Strathclyde Student Parliament Passes Motion to Campaign Against Fossil Fuels

Strathclyde University has partnered with product and service provider for fossil fuels industries, the Weir Group, for the new Glasgow City Innovation District.

The University of Strathclyde has £42.4 million going into different investments, 9% of these funds are being invested into fossil fuels.

Despite this, the University of Strathclyde Strategic Plan 2015-2020 states “Financial and Environmental Sustainability” as an objective and a commitment to reduce carbon emissions by 25% by 2020.

Sara Cowan, Vice President of Volunteering and Development at the Strathclyde Union, says, “As much as it seems exciting for Strathclyde to be involved in an innovation district in Glasgow, I panic seeing that our university is so supportive of the fossil fuel industry. The university’s strategic goals say they want to cut their carbon footprint, yet they act like a partnership with a fracking company is something to celebrate?”
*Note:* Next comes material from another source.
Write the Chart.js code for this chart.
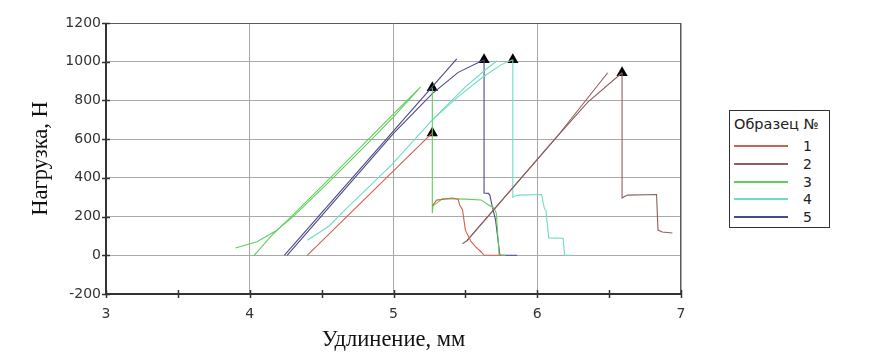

A group of Strathclyde students called Divest Strathclyde, have been campaigning for the university to stop investing in fossil fuels. The group “calls for ethical investment, which would help local economies and in the long term generate higher return than fossil fuels.”

Divest Strathclyde says “The Partnership is deeply disturbing. Not only are they channelling students into a corrupt and dying industry, they are putting their very future at stake by supporting an industry determined to warm this planet well above 2 degrees.”

Strathclyde Student Parliament passed a motion on 21 January 2019 to campaign for the university to divest from fossil fuels, and has now resolved that the Strathclyde Union will support this campaign and organise for future divestment campaign training to support student activist development.

Strathclyde Union says they are “ready to support Divest Strathclyde students with any campaigns and actions that they may want to take to address their concerns about the university’s investments.”